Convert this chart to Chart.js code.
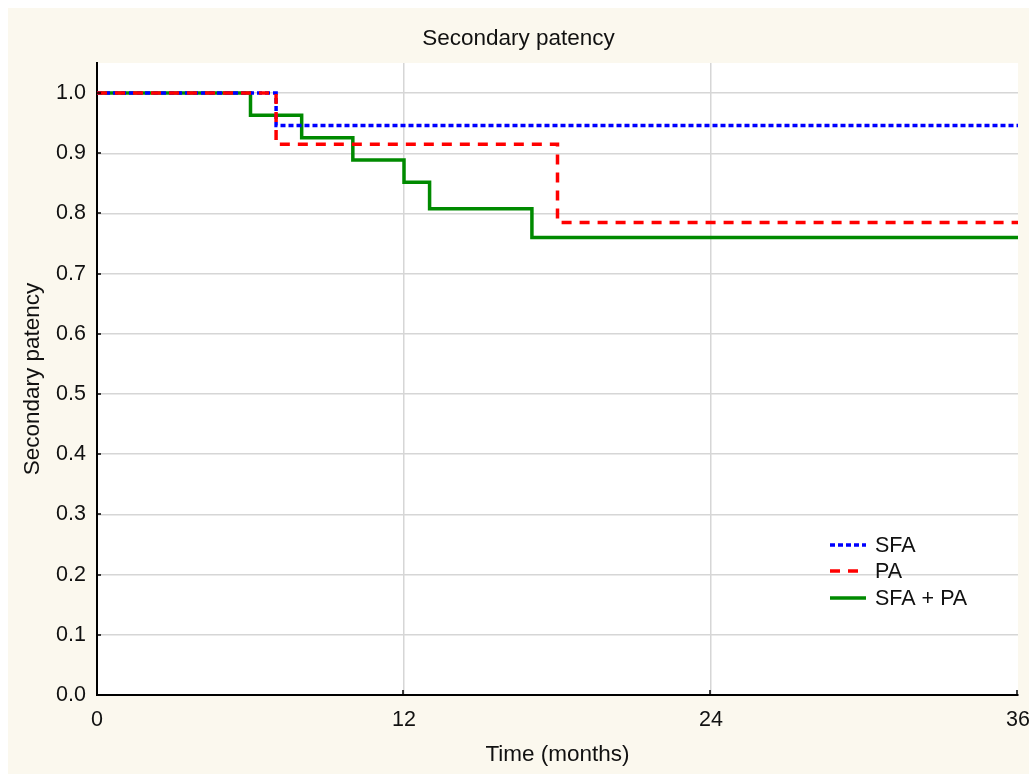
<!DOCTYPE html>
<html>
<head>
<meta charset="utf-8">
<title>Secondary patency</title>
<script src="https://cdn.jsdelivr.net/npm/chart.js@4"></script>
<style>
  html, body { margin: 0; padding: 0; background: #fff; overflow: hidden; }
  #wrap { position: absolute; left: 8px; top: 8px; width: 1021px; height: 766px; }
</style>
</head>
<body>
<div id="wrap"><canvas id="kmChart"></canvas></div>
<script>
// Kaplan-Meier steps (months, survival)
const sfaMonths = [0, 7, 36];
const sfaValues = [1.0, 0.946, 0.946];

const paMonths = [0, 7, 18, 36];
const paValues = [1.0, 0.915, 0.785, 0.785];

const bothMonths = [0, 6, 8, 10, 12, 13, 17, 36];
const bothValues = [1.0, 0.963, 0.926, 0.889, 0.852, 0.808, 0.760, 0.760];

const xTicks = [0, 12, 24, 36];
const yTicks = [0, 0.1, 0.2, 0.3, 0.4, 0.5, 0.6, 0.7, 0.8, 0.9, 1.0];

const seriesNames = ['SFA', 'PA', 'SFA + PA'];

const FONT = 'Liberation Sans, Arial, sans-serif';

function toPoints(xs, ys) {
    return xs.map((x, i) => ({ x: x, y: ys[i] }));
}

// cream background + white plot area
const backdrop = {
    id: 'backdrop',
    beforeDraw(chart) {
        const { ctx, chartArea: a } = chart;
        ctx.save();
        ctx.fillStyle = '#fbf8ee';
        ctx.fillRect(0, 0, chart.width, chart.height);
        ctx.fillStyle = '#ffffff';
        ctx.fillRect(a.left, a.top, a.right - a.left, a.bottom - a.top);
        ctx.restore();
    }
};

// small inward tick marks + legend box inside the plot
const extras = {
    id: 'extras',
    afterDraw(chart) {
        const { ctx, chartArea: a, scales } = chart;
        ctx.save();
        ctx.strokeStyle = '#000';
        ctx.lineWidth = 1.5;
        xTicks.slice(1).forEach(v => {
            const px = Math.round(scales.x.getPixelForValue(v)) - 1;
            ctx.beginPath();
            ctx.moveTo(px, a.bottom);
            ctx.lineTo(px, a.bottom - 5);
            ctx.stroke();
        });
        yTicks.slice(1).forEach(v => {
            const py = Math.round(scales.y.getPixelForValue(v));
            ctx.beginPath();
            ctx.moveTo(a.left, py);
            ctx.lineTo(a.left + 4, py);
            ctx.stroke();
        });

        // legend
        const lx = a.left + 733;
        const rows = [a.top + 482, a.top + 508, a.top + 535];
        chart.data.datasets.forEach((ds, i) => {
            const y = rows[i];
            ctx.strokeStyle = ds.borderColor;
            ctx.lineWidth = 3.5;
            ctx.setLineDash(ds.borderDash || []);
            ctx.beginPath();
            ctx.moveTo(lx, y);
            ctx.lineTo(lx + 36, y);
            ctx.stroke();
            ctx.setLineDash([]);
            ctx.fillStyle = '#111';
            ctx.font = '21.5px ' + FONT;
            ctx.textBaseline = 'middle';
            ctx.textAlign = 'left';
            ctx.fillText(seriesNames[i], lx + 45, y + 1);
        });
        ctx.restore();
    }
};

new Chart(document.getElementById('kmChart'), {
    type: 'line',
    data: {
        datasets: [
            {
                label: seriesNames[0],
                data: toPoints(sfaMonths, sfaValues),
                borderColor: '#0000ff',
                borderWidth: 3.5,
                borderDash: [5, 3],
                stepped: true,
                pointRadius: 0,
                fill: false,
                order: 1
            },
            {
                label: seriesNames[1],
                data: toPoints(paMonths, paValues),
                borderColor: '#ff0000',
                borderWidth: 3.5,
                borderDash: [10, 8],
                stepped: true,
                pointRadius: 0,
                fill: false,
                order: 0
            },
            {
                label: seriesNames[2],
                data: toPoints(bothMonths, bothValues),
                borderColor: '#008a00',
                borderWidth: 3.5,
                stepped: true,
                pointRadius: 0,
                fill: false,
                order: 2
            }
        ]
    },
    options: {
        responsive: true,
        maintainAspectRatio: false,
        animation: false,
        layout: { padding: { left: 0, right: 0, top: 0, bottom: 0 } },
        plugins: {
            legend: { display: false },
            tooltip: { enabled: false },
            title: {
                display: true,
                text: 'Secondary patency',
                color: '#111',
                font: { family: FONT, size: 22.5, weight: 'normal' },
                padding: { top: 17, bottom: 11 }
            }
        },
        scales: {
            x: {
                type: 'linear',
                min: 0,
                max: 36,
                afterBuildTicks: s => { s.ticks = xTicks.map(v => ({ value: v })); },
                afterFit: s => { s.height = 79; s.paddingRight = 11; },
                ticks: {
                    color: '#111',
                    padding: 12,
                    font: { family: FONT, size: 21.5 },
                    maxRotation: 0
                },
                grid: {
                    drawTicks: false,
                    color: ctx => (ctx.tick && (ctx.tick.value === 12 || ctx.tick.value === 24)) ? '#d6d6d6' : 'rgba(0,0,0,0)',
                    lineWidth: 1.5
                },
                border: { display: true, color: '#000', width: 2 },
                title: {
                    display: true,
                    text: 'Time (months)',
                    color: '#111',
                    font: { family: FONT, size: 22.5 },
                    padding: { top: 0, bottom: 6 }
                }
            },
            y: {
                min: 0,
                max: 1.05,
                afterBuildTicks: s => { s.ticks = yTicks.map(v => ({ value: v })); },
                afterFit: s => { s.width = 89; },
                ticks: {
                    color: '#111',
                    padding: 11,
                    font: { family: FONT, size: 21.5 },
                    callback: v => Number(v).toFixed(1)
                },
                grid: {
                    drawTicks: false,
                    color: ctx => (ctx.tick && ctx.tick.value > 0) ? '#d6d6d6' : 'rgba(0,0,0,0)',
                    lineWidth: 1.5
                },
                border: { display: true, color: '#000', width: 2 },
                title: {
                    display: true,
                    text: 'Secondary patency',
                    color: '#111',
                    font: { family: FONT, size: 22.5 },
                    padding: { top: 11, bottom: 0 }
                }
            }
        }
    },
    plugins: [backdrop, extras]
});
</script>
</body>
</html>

....

§ EXERCISE INSTRUCTIONS
Omit pictures; set down the rest of the material word for word.

§ RESULT OF THIS TASK
Convert this chart to Chart.js code.
<!DOCTYPE html>
<html>
<head>
<meta charset="utf-8">
<title>Secondary patency</title>
<script src="https://cdn.jsdelivr.net/npm/chart.js@4"></script>
<style>
  html, body { margin: 0; padding: 0; background: #fff; overflow: hidden; }
  #wrap { position: absolute; left: 8px; top: 8px; width: 1021px; height: 766px; }
</style>
</head>
<body>
<div id="wrap"><canvas id="kmChart"></canvas></div>
<script>
// Kaplan-Meier steps (months, survival)
const sfaMonths = [0, 7, 36];
const sfaValues = [1.0, 0.946, 0.946];

const paMonths = [0, 7, 18, 36];
const paValues = [1.0, 0.915, 0.785, 0.785];

const bothMonths = [0, 6, 8, 10, 12, 13, 17, 36];
const bothValues = [1.0, 0.963, 0.926, 0.889, 0.852, 0.808, 0.760, 0.760];

const xTicks = [0, 12, 24, 36];
const yTicks = [0, 0.1, 0.2, 0.3, 0.4, 0.5, 0.6, 0.7, 0.8, 0.9, 1.0];

const seriesNames = ['SFA', 'PA', 'SFA + PA'];

const FONT = 'Liberation Sans, Arial, sans-serif';

function toPoints(xs, ys) {
    return xs.map((x, i) => ({ x: x, y: ys[i] }));
}

// cream background + white plot area
const backdrop = {
    id: 'backdrop',
    beforeDraw(chart) {
        const { ctx, chartArea: a } = chart;
        ctx.save();
        ctx.fillStyle = '#fbf8ee';
        ctx.fillRect(0, 0, chart.width, chart.height);
        ctx.fillStyle = '#ffffff';
        ctx.fillRect(a.left, a.top, a.right - a.left, a.bottom - a.top);
        ctx.restore();
    }
};

// small inward tick marks + legend box inside the plot
const extras = {
    id: 'extras',
    afterDraw(chart) {
        const { ctx, chartArea: a, scales } = chart;
        ctx.save();
        ctx.strokeStyle = '#000';
        ctx.lineWidth = 1.5;
        xTicks.slice(1).forEach(v => {
            const px = Math.round(scales.x.getPixelForValue(v)) - 1;
            ctx.beginPath();
            ctx.moveTo(px, a.bottom);
            ctx.lineTo(px, a.bottom - 5);
            ctx.stroke();
        });
        yTicks.slice(1).forEach(v => {
            const py = Math.round(scales.y.getPixelForValue(v));
            ctx.beginPath();
            ctx.moveTo(a.left, py);
            ctx.lineTo(a.left + 4, py);
            ctx.stroke();
        });

        // legend
        const lx = a.left + 733;
        const rows = [a.top + 482, a.top + 508, a.top + 535];
        chart.data.datasets.forEach((ds, i) => {
            const y = rows[i];
            ctx.strokeStyle = ds.borderColor;
            ctx.lineWidth = 3.5;
            ctx.setLineDash(ds.borderDash || []);
            ctx.beginPath();
            ctx.moveTo(lx, y);
            ctx.lineTo(lx + 36, y);
            ctx.stroke();
            ctx.setLineDash([]);
            ctx.fillStyle = '#111';
            ctx.font = '21.5px ' + FONT;
            ctx.textBaseline = 'middle';
            ctx.textAlign = 'left';
            ctx.fillText(seriesNames[i], lx + 45, y + 1);
        });
        ctx.restore();
    }
};

new Chart(document.getElementById('kmChart'), {
    type: 'line',
    data: {
        datasets: [
            {
                label: seriesNames[0],
                data: toPoints(sfaMonths, sfaValues),
                borderColor: '#0000ff',
                borderWidth: 3.5,
                borderDash: [5, 3],
                stepped: true,
                pointRadius: 0,
                fill: false,
                order: 1
            },
            {
                label: seriesNames[1],
                data: toPoints(paMonths, paValues),
                borderColor: '#ff0000',
                borderWidth: 3.5,
                borderDash: [10, 8],
                stepped: true,
                pointRadius: 0,
                fill: false,
                order: 0
            },
            {
                label: seriesNames[2],
                data: toPoints(bothMonths, bothValues),
                borderColor: '#008a00',
                borderWidth: 3.5,
                stepped: true,
                pointRadius: 0,
                fill: false,
                order: 2
            }
        ]
    },
    options: {
        responsive: true,
        maintainAspectRatio: false,
        animation: false,
        layout: { padding: { left: 0, right: 0, top: 0, bottom: 0 } },
        plugins: {
            legend: { display: false },
            tooltip: { enabled: false },
            title: {
                display: true,
                text: 'Secondary patency',
                color: '#111',
                font: { family: FONT, size: 22.5, weight: 'normal' },
                padding: { top: 17, bottom: 11 }
            }
        },
        scales: {
            x: {
                type: 'linear',
                min: 0,
                max: 36,
                afterBuildTicks: s => { s.ticks = xTicks.map(v => ({ value: v })); },
                afterFit: s => { s.height = 79; s.paddingRight = 11; },
                ticks: {
                    color: '#111',
                    padding: 12,
                    font: { family: FONT, size: 21.5 },
                    maxRotation: 0
                },
                grid: {
                    drawTicks: false,
                    color: ctx => (ctx.tick && (ctx.tick.value === 12 || ctx.tick.value === 24)) ? '#d6d6d6' : 'rgba(0,0,0,0)',
                    lineWidth: 1.5
                },
                border: { display: true, color: '#000', width: 2 },
                title: {
                    display: true,
                    text: 'Time (months)',
                    color: '#111',
                    font: { family: FONT, size: 22.5 },
                    padding: { top: 0, bottom: 6 }
                }
            },
            y: {
                min: 0,
                max: 1.05,
                afterBuildTicks: s => { s.ticks = yTicks.map(v => ({ value: v })); },
                afterFit: s => { s.width = 89; },
                ticks: {
                    color: '#111',
                    padding: 11,
                    font: { family: FONT, size: 21.5 },
                    callback: v => Number(v).toFixed(1)
                },
                grid: {
                    drawTicks: false,
                    color: ctx => (ctx.tick && ctx.tick.value > 0) ? '#d6d6d6' : 'rgba(0,0,0,0)',
                    lineWidth: 1.5
                },
                border: { display: true, color: '#000', width: 2 },
                title: {
                    display: true,
                    text: 'Secondary patency',
                    color: '#111',
                    font: { family: FONT, size: 22.5 },
                    padding: { top: 11, bottom: 0 }
                }
            }
        }
    },
    plugins: [backdrop, extras]
});
</script>
</body>
</html>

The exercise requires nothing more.